> DIRECTIVE
Pick out the lines in the listing below that contain the word "this" and copy them.

Data listing:
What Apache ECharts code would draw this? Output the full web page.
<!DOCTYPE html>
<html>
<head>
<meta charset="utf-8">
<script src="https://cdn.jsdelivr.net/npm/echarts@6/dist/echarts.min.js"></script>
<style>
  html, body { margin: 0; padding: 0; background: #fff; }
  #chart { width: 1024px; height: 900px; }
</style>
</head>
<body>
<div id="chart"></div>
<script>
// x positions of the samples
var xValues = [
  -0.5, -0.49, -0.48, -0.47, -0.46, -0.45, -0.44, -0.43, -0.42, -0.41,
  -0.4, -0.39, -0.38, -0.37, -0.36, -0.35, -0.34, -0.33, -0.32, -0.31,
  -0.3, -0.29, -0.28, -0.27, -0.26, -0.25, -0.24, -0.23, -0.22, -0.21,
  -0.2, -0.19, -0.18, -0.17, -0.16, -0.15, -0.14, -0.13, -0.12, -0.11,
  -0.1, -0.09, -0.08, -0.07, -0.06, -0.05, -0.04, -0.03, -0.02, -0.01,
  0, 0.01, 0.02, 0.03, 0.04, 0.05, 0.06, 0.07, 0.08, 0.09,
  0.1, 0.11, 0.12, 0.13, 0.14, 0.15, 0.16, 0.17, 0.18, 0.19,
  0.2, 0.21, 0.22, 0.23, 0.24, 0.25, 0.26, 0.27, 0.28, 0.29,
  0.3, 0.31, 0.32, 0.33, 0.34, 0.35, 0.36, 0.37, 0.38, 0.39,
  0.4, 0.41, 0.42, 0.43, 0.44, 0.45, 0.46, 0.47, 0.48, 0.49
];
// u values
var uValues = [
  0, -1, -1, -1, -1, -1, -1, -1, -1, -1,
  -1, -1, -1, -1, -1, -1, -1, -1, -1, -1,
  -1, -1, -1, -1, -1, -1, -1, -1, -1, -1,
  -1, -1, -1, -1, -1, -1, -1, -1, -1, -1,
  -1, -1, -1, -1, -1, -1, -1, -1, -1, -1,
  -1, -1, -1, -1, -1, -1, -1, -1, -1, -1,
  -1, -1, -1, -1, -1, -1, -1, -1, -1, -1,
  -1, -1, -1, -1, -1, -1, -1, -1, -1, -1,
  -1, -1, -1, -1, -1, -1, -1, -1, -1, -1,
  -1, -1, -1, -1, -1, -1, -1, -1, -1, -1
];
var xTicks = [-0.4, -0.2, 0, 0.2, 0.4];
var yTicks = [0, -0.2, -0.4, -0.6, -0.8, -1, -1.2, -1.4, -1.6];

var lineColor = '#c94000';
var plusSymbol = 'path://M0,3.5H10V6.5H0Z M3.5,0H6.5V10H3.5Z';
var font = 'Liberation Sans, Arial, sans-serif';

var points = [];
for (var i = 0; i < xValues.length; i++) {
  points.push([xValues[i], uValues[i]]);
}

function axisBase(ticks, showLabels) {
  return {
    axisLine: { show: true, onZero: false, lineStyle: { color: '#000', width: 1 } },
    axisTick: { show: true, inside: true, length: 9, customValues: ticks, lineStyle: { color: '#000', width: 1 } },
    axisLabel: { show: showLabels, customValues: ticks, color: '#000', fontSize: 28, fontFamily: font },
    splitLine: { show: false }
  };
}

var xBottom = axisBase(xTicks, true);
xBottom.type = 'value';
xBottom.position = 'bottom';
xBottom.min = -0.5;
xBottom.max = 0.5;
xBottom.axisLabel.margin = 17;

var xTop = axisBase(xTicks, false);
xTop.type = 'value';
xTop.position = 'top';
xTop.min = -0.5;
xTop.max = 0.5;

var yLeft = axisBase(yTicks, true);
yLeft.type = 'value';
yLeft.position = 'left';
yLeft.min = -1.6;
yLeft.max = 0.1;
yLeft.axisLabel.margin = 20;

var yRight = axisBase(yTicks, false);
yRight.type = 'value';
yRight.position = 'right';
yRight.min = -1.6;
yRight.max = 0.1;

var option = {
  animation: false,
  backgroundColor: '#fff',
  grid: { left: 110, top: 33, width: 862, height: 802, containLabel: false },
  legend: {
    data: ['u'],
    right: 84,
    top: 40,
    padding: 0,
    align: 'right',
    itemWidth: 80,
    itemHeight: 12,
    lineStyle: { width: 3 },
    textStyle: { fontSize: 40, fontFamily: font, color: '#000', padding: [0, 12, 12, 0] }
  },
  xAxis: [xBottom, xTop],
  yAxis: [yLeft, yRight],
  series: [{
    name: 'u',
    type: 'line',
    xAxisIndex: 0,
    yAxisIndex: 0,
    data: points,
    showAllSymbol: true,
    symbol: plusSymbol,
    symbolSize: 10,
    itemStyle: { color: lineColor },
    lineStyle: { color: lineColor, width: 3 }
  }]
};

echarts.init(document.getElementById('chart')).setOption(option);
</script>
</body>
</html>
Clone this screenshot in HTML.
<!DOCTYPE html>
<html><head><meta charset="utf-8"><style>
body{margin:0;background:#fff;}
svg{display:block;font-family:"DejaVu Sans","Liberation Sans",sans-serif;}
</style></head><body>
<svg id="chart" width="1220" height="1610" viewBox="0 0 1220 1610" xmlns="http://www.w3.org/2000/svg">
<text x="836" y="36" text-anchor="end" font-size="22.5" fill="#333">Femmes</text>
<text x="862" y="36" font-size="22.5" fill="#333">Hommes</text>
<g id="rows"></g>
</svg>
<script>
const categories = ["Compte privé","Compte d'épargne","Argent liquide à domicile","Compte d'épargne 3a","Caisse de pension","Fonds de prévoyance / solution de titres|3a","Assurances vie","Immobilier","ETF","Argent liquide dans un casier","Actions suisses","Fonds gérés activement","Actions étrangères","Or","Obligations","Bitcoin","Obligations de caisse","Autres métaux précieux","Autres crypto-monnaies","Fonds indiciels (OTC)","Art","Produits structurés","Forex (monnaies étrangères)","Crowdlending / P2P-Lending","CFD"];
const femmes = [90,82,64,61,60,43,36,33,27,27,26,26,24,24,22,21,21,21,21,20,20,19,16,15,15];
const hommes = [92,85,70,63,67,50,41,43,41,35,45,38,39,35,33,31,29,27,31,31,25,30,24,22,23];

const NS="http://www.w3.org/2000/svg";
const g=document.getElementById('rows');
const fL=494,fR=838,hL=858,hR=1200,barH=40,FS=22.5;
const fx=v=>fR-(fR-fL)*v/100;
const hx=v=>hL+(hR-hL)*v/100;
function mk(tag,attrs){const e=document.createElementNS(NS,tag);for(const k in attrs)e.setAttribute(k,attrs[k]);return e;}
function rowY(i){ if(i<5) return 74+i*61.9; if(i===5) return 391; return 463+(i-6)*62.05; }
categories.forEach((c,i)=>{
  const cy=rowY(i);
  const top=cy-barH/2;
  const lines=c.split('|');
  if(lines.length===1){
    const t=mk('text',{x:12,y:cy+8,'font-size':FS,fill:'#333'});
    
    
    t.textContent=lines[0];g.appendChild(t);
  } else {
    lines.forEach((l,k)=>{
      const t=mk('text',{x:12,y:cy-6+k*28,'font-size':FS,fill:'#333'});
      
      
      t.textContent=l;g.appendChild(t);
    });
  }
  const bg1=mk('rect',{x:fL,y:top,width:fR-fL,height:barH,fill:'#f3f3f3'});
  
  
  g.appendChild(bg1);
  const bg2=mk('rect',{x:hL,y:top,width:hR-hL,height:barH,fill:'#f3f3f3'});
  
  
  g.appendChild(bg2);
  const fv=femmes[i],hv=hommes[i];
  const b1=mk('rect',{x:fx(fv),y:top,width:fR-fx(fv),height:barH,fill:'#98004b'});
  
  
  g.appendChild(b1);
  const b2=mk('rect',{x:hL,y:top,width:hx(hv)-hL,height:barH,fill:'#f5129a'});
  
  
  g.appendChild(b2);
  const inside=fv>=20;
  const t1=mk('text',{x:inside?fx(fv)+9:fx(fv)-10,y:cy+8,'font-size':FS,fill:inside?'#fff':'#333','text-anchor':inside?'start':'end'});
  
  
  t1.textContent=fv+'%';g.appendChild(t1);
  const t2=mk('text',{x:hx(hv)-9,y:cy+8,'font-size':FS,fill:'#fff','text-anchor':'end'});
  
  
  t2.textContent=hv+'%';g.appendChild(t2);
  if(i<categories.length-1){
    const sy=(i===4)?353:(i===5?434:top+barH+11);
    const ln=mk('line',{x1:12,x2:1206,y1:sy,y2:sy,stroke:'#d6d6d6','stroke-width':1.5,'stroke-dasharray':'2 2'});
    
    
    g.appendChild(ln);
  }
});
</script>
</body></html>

> THE OUTPUT
What Apache ECharts code would draw this? Output the full web page.
Clone this screenshot in HTML.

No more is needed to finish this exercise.